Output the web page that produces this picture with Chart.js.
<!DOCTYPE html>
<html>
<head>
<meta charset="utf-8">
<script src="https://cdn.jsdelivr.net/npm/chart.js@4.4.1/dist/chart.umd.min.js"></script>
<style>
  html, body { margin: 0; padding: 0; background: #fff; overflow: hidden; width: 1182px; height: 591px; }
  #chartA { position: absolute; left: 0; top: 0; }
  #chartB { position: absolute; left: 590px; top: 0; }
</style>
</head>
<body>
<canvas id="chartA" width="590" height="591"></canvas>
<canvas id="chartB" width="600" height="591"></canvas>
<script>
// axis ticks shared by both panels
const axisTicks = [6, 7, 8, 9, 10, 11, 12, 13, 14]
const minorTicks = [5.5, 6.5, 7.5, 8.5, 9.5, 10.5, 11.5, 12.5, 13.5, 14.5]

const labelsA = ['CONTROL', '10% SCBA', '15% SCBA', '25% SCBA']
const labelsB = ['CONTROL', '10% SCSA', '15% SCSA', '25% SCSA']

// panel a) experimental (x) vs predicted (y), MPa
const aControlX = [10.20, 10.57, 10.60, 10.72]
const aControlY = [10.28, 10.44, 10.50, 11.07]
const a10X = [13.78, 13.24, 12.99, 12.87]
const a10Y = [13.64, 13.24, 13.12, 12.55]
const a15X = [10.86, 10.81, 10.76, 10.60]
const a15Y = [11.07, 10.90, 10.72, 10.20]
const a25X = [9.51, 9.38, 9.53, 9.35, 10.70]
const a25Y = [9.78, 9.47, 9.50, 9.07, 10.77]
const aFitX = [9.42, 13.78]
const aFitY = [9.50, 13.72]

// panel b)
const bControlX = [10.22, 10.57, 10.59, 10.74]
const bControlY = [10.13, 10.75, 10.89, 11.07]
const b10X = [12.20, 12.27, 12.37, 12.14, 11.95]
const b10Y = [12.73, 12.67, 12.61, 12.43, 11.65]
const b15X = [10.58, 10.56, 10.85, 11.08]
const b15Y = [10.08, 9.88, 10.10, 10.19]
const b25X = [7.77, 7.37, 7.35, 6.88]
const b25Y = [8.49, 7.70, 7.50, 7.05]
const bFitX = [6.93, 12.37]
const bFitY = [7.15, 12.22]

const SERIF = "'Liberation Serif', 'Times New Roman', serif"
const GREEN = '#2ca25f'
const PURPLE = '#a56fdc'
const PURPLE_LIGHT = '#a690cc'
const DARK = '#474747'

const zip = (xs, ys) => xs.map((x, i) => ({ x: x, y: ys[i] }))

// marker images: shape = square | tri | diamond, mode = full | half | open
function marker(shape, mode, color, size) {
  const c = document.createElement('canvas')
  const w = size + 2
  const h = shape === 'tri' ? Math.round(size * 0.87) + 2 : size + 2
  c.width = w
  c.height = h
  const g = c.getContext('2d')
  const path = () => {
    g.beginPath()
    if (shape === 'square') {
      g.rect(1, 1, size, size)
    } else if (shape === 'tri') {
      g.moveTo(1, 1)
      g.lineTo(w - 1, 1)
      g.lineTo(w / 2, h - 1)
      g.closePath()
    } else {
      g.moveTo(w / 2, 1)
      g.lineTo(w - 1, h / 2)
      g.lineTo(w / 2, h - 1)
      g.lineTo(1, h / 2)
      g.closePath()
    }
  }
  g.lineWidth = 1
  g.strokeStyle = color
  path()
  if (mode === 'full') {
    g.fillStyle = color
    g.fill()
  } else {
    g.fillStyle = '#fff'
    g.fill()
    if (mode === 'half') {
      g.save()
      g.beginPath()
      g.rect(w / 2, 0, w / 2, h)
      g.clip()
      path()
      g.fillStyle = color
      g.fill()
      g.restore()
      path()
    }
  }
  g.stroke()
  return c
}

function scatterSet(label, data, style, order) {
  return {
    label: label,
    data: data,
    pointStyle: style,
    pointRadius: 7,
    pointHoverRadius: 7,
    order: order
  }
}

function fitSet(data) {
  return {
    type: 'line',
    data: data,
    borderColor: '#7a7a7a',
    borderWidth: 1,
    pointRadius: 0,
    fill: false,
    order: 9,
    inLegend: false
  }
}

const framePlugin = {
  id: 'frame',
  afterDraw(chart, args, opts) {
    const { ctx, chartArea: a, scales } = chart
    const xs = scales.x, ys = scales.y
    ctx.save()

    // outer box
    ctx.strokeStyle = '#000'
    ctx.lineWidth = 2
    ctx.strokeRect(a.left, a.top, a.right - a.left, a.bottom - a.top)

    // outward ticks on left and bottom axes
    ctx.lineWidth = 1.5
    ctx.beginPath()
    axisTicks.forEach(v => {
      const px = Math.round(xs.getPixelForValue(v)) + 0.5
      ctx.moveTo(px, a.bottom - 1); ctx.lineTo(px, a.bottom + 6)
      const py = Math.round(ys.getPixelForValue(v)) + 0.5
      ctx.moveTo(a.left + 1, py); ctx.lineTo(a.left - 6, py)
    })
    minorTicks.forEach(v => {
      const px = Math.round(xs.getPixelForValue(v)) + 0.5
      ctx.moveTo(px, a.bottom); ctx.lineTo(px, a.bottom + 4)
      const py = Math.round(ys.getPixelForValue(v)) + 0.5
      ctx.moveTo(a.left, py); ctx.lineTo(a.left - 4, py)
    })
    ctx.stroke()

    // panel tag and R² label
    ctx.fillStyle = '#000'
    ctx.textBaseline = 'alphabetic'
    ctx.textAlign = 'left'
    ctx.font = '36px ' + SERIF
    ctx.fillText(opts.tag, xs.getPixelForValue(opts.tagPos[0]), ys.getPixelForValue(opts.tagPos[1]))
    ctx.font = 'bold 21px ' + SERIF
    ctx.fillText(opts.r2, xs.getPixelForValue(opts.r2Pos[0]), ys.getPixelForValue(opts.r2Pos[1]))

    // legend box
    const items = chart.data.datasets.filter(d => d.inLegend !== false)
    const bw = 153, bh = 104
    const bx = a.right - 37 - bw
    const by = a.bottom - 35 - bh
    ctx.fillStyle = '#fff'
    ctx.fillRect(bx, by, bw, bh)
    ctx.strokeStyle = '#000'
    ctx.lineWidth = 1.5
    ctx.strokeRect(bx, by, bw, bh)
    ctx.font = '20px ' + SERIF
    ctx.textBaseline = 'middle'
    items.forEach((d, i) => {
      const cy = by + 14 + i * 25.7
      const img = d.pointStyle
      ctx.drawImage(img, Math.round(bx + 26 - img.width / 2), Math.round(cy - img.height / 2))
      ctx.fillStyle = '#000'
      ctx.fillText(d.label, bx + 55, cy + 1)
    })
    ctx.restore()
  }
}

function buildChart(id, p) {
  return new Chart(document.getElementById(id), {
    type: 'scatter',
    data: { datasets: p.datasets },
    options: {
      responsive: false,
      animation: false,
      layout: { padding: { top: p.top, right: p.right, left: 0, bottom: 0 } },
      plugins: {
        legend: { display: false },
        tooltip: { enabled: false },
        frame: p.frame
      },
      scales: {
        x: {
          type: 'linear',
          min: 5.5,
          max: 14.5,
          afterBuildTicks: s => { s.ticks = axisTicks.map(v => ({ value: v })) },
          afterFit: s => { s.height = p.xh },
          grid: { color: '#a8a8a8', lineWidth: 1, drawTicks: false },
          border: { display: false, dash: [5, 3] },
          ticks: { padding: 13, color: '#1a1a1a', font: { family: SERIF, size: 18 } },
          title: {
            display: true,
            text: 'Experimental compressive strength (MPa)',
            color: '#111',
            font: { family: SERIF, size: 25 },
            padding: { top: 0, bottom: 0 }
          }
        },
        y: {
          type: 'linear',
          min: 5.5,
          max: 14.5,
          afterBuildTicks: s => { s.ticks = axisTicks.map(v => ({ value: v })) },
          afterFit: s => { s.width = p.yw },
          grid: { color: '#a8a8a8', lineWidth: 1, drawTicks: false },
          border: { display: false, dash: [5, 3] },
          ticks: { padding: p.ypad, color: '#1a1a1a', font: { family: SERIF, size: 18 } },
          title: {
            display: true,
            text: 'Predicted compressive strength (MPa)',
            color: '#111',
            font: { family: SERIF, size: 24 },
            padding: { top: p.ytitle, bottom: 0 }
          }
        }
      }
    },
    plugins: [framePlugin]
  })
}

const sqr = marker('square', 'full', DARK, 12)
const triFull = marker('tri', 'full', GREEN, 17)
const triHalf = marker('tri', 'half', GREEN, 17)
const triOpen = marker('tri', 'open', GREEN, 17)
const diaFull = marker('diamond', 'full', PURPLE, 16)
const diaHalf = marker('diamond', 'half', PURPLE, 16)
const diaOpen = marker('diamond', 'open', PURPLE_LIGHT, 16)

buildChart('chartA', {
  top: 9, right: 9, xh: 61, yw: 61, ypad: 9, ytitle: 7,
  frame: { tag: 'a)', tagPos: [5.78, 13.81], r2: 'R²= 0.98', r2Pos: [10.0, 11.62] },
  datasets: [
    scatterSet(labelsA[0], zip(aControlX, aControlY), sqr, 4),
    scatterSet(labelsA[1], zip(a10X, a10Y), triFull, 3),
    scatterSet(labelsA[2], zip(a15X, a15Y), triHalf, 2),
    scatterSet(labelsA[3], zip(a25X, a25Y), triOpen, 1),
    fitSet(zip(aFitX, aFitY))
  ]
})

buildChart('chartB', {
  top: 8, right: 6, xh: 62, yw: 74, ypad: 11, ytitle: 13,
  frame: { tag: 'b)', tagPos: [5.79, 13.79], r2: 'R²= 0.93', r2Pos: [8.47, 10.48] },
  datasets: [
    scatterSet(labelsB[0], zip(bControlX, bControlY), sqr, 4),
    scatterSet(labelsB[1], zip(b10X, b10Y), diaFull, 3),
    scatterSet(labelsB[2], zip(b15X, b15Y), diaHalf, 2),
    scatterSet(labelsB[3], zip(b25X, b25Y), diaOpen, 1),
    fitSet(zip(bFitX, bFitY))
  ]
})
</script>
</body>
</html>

TASK DIRECTIONS:
Retype only the lines running from the top of the listing to the line that holds "const aFitY = [9.50, 13.72]", both ends included.

OUTPUT FOR THIS TASK:
Output the web page that produces this picture with Chart.js.
<!DOCTYPE html>
<html>
<head>
<meta charset="utf-8">
<script src="https://cdn.jsdelivr.net/npm/chart.js@4.4.1/dist/chart.umd.min.js"></script>
<style>
  html, body { margin: 0; padding: 0; background: #fff; overflow: hidden; width: 1182px; height: 591px; }
  #chartA { position: absolute; left: 0; top: 0; }
  #chartB { position: absolute; left: 590px; top: 0; }
</style>
</head>
<body>
<canvas id="chartA" width="590" height="591"></canvas>
<canvas id="chartB" width="600" height="591"></canvas>
<script>
// axis ticks shared by both panels
const axisTicks = [6, 7, 8, 9, 10, 11, 12, 13, 14]
const minorTicks = [5.5, 6.5, 7.5, 8.5, 9.5, 10.5, 11.5, 12.5, 13.5, 14.5]

const labelsA = ['CONTROL', '10% SCBA', '15% SCBA', '25% SCBA']
const labelsB = ['CONTROL', '10% SCSA', '15% SCSA', '25% SCSA']

// panel a) experimental (x) vs predicted (y), MPa
const aControlX = [10.20, 10.57, 10.60, 10.72]
const aControlY = [10.28, 10.44, 10.50, 11.07]
const a10X = [13.78, 13.24, 12.99, 12.87]
const a10Y = [13.64, 13.24, 13.12, 12.55]
const a15X = [10.86, 10.81, 10.76, 10.60]
const a15Y = [11.07, 10.90, 10.72, 10.20]
const a25X = [9.51, 9.38, 9.53, 9.35, 10.70]
const a25Y = [9.78, 9.47, 9.50, 9.07, 10.77]
const aFitX = [9.42, 13.78]
const aFitY = [9.50, 13.72]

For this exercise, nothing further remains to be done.